Jabez had a difficult life from the very beginning. His name, which means “sorrow,” is a testament to the hardships he endured. Unfortunately, the Bible does not provide many details about his birth. It simply states that “his mother bore him in pain.” Perhaps it was a difficult and complicated birth.
Well, what kinds of pains the Bible talking about? Does “pain” only refer to physical pain in this context? Maybe not. It’s possible that Jabez’s birth was complicated, resulting in birth trauma or dystocia. Perhaps as a result of the dystocia, he was born with a disability in one of his legs, which could have been a source of discouragement for his mother.
Alternatively, the “pain” that Jabez’s mother experienced during his birth could have also been emotional or psychological. Perhaps there were unresolved issues within the family dynamic, or some sort of personal tragedy or crisis occurring at the time of his birth. It’s also possible that he was born during a period of great turmoil, such as a national crisis or war.
Despite all of these possible explanations for his difficult birth, what stands out is that Jabez was able to rise above his circumstances. In contrast to the meaning of his name, the Bible notes that “his character and life were more noble than his other brothers.” So how did he manage to do this? According to the Bible, he achieved it through prayer. He prayed to God to expand his territory and protect him from all evil and harm. And amazingly, God answered his prayer.
This is a tempting thought for real estate investors, isn’t it? What a sweet sound it is! If you pray, you can acquire all of Seattle’s expensive and luxury buildings. If I preach this way, the number of our church members would easily become double. But if I were to preach this way, it would be a gross distortion of the true meaning of Jabez’s prayer.
Long story short, Jabez serves as a reminder of our own vulnerability and fragility, but he also reflects the life of Jesus. Jesus lived on this earth as a young man, taking on our sins and eventually dying at the age of 30. We can see Jabez’s prayer in a new light by comparing it to the prayer that Jesus taught. Jesus didn’t just offer a simple prayer, but rather he summarized his entire life in that short prayer.
Jesus has freed us from the power of any curse that binds us, limiting our lives and causing us to obsess over futile things. This obsession often leads to despair and sadness.

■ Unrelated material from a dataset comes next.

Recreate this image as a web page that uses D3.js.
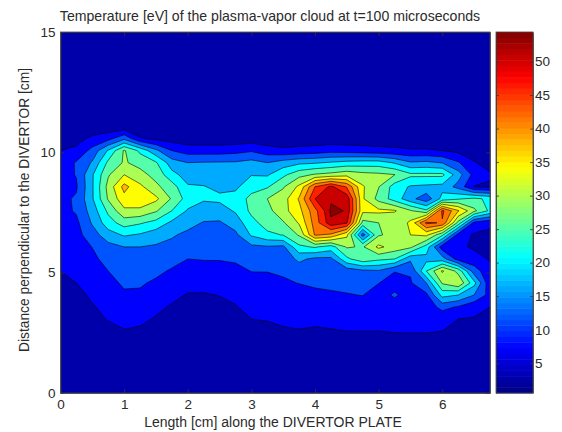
<!DOCTYPE html>
<html><head><meta charset="utf-8">
<script src="https://cdn.jsdelivr.net/npm/d3@7"></script>
<style>html,body{margin:0;background:#fff}svg{display:block}text{font-family:"Liberation Sans",Arial,sans-serif;fill:#2b2b2b}</style>
</head><body><div id="c"></div>
<script>
const titleText = "Temperature [eV] of the plasma-vapor cloud at t=100 microseconds";
const xLabel = "Length [cm] along the DIVERTOR PLATE";
const yLabel = "Distance perpendicular to the DIVERTOR [cm]";
const xTicks = [0,1,2,3,4,5,6];
const yTicks = [0,5,10,15];
const barTicks = [5,10,15,20,25,30,35,40,45,50];
const levels = [5,9.5,14,18.5,23,27.5,32,36.5,41,45.5,50,53.5];
const bandValues = [2.8,7.25,11.75,16.25,20.75,25.25,29.75,34.25,38,41.5,46,50.5,54];
const jetStops = [0,.125,.375,.625,.875,1];
const jetColors = ["#000080","#0000ff","#00ffff","#ffff00","#ff0000","#800000"];
const xStep = 0.25, yStep = 0.5, gridY0 = 0.07;
const xCount = 28;
// temperature rows, from y=0 upward, 28 columns each
const row0 = Array(xCount).fill(1);
const row1 = Array(xCount).fill(1);
const row2 = Array(xCount).fill(1.2);
const row3 = [1.2,1.5,2,2,2,2,2,1.5,1.5,1.5,1.5,1.5,1.5,2,2,2,2,2,2,2,2,2.5,2.5,2,2,2.5,2,2];
const row4 = [1.5,1.8,2.5,3,3,3,2.5,2,1.8,1.8,2,2,2.2,3,3,3,2.8,3,3,3,3,3.5,3.5,3,3,3,2.5,2.5];
const row5 = [1.8,2,3,4,4.8,4.5,3.5,2.8,2.5,2.6,2.7,3,3.3,4,4.7,4.8,4.6,4.7,5,5,5,5.2,5.3,5.3,5,4,3.5,3];
const row6 = [2,2.5,4,5.2,6,5.7,4.7,3.5,3,3.2,3.4,3.7,5,5.2,5.5,6,5.7,6.2,6.5,6.5,5.7,5.8,5.8,5.8,6,5,4.8,4.2];
const row7 = [2.5,3,4.7,6,7.5,7.3,5.8,4.6,3.5,3.7,4,4.8,6,6,6.5,7,7,7.5,8,8,6.5,7,6.8,6.8,11,9,6,5];
const row8 = [3,3.8,5.7,7.5,9,8.8,7,6,4.7,4.7,5.1,5.7,7,7,7.5,8,8.5,9,9.3,9.6,7.5,10.2,7.5,8.5,20,18.5,14,7.8];
const row9 = [4,5,6.8,8.5,10,10,8.8,7.5,6.5,6.3,6.6,7,8.2,8.5,9,9.6,10.2,10.3,10.5,10.7,9.6,7.5,9,14,28,31.5,20,6];
const row10 = [5,5.8,7.8,9.5,11.5,12,10.5,9,8,8,8.2,8.5,9.6,9.6,10,11.5,10.5,10.8,11.5,13,13.5,9.7,10,23,32.6,26,11.5,6.5];
const row11 = [5.8,6.5,8.5,11,13,13,12,11,9.5,9.7,9.7,10,11,11.3,11.5,15,13,13,22,26,24,23,15,17,16,7.5,7,4.5];
const row12 = [6.5,7.5,9.6,12.5,14,14,13.5,12.8,11.5,11,11,11.5,13,13.5,13,22,23.5,21,28,27,33,30,28.5,21,7,6,4.3,3.8];
const row13 = [7,8,12,16.5,19,18,16,14.5,13,12.5,12.3,13,19,22,23.2,28,41.5,40,33,12,27,29,32,33,24,7.5,4.5,4];
const row14 = [7.5,8.5,14.5,21,25,23.5,21.5,17.5,15.5,13.7,13.5,16,21.5,25,27,32.5,43,52.8,50.5,26,27.5,28,33,46.5,45,26,8,6];
const row15 = [8,10,16,24,31,31,28,23,18,16.5,16.5,19,24,26,30.5,35,44,54.2,53.3,33,33,32.5,28,24,46.5,37,28.5,22];
const row16 = [8.5,10,18,28,35,35,33,27,21,19,19.4,20,24.5,27.5,30,37,50,53,53,32.5,26,21,15.5,11,20,22.5,24,22];
const row17 = [8.5,9,18,29,38,33,28.5,25,19,18.7,17.5,17.7,21,22.5,27,33,45.5,51,45,32.5,27.7,21,18,17.5,17,12.5,4.8,4.5];
const row18 = [8,9.7,18,27,32,29,26,20,16.5,16.5,15.8,16,18.3,18,22,26,28,29,30.5,29,28.5,27.6,24,24,24,16,8,5.5];
const row19 = [6.5,10,14.5,24,28,26,23.5,16,14,14.3,14.4,14.5,15.5,14,16,17.5,18,19,20,20.5,20.5,18,14.5,15,13.8,10,5.3,3.5];
const row20 = [5,6,11,19,28,22,15,9.5,7.5,7.5,7.5,8,9,7,6,6.5,7,8,7.5,7,6.5,6,5.5,5.5,5,4,3,2.5];
const row21 = [3,3.5,6,8,13,5.5,4,3,2.2,2.2,2.2,2.2,2.5,2.2,2.2,2.2,2.2,2.2,2.2,2.2,2.2,2.2,2.2,2.2,2.2,2.2,2,1.5];
const row22 = [1.5,1.5,2,2,2,1.5,1.5,1.5,1.5,1.5,1.5,1.5,1.5,1.5,1.5,1.5,1.5,1.5,1.5,1.5,1.5,1.5,1.5,1.5,1.5,1.5,1.5,1.2];
const upperRow = Array(xCount).fill(1);
const gridRows = [row0,row1,row2,row3,row4,row5,row6,row7,row8,row9,row10,row11,row12,row13,row14,row15,row16,row17,row18,row19,row20,row21,row22,upperRow,upperRow,upperRow,upperRow,upperRow,upperRow,upperRow,upperRow];

const W=562,H=432,L=60.5,R=490,T=32,B=393,BL=496,BR=533;
const svg=d3.select("#c").append("svg").attr("width",W).attr("height",H);
const x=d3.scaleLinear().domain([0,(xCount-1)*xStep]).range([L,R]);
const y=d3.scaleLinear().domain([0,15]).range([B,T]);
const jet=d3.scaleLinear().domain(jetStops).range(jetColors).interpolate(d3.interpolateRgb);
const vMin=0.56,vMax=54.4;
const color=v=>jet((v-vMin)/(vMax-vMin));
const yBar=d3.scaleLinear().domain([vMin,vMax]).range([B,T]);

svg.append("clipPath").attr("id","clip").append("rect").attr("x",L).attr("y",T).attr("width",R-L).attr("height",B-T);
const plot=svg.append("g").attr("clip-path","url(#clip)");
const values=gridRows.flat();
const contours=d3.contours().size([xCount,gridRows.length]).thresholds(levels)(values);
const path=d3.geoPath(d3.geoTransform({point(a,b){this.stream.point(x((a-.5)*xStep),y((b-.5)*yStep+gridY0));}}));
plot.append("rect").attr("x",L).attr("y",T).attr("width",R-L).attr("height",B-T).attr("fill",color(bandValues[0]));
plot.selectAll("path").data(contours).join("path").attr("d",path)
  .attr("fill",(d,i)=>color(bandValues[i+1]))
  .attr("stroke","#000").attr("stroke-opacity",.72).attr("stroke-width",.8).attr("stroke-linejoin","round");

const axisStyle=g=>{g.selectAll("path,line").attr("stroke","#333").attr("stroke-width",.8);g.selectAll("text").attr("font-size",13.5).attr("fill","#333").attr("font-family",'"Liberation Sans",Arial,sans-serif');};
const fmt=d3.format("d");
svg.append("g").attr("transform",`translate(0,${B})`).call(d3.axisBottom(x).tickValues(xTicks).tickFormat(fmt).tickSizeInner(-4).tickSizeOuter(0).tickPadding(6)).call(axisStyle);
svg.append("g").attr("transform",`translate(0,${T})`).call(d3.axisTop(x).tickValues(xTicks).tickFormat("").tickSizeInner(-4).tickSizeOuter(0)).call(axisStyle);
svg.append("g").attr("transform",`translate(${L},0)`).call(d3.axisLeft(y).tickValues(yTicks).tickFormat(fmt).tickSizeInner(-4).tickSizeOuter(0).tickPadding(5)).call(axisStyle);
svg.append("g").attr("transform",`translate(${R},0)`).call(d3.axisRight(y).tickValues(yTicks).tickFormat("").tickSizeInner(-4).tickSizeOuter(0)).call(axisStyle);
svg.append("rect").attr("x",L).attr("y",T).attr("width",R-L).attr("height",B-T).attr("fill","none").attr("stroke","#444").attr("stroke-width",.8);

const nBar=64;
const barSteps=d3.range(nBar);
svg.append("g").selectAll("rect").data(barSteps).join("rect")
 .attr("x",BL).attr("width",BR-BL)
 .attr("y",i=>yBar(vMin+(i+1)*(vMax-vMin)/nBar))
 .attr("height",(B-T)/nBar+.5)
 .attr("fill",i=>jet((i+.5)/nBar));
svg.append("g").attr("transform",`translate(${BR},0)`).call(d3.axisRight(yBar).tickValues(barTicks).tickFormat(fmt).tickSizeInner(-3).tickSizeOuter(0).tickPadding(2)).call(axisStyle);
svg.append("g").attr("transform",`translate(${BL},0)`).call(d3.axisLeft(yBar).tickValues(barTicks).tickFormat("").tickSizeInner(-3).tickSizeOuter(0)).call(axisStyle);
svg.append("rect").attr("x",BL).attr("y",T).attr("width",BR-BL).attr("height",B-T).attr("fill","none").attr("stroke","#444").attr("stroke-width",.8);

svg.append("text").attr("x",270).attr("y",20.5).attr("text-anchor","middle").attr("font-size",14.1).text(titleText);
svg.append("text").attr("x",273).attr("y",427).attr("text-anchor","middle").attr("font-size",14).text(xLabel);
svg.append("text").attr("transform","translate(29,210) rotate(-90)").attr("text-anchor","middle").attr("font-size",13.8).text(yLabel);
</script></body></html>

Let’s stop dwelling on sorrow and instead focus on the Lord’s Prayer. This prayer is all about liberation, growth, love, joy, and even eternity. Doesn’t that sound like the gospel? Jesus spent his life fighting against injustice, striving to apply God’s noble, complex, and mysterious will to a distorted and wounded relationships and social systems. He healed the wounded, brought joy to those in deep sorrow, and gave encouragement to those in despair so that they could rise again. He walked alongside them on the path of life until they achieved victory and restoration. Jesus himself was the kingdom of God. He expanded his kingdom with infinite mercy and love.
Jabez and Jesus prayed for deliverance from evil. When we apply this prayer to ourselves, we can pray in the following way: “God, give us the strength to resist the temptation of choosing evil. Let us follow your path only and not make choices that lead us away from you. You are our Master, and we will live according to your will.”
When we truly desire to live according to God’s will, we pray earnestly and frequently, seeking God’s guidance for every decision, whether big or small. Through constant inquiry and research, we come to know God’s will and discover His plan for our lives. As someone who has experienced this firsthand, I can confidently declare that those who seek God’s Will diligently will find it. This is not a mere intellectual pursuit, but a journey of faith and discovery. As God says through the Bible, “You will seek me and find me when you seek me with all your heart” (Jeremiah 29:13).
Let’s pray for the expansion of our faith together. Even though only God would know that, while I am 99.9% certain of going to heaven when I die, I don’t want to limit myself to this belief alone. My faith needs to broaden and encompass the power of God’s kingdom on earth. What about you? Are you content with the idea of going to heaven? Do you care about what others are going through? We should pray for our children who are exposed to various addictions and for God’s children who struggle to find shelter and food. Let’s pray for the expansion of our ministry and for God’s kingdom to reach those in need. Lord, expand the boundaries of our ministry!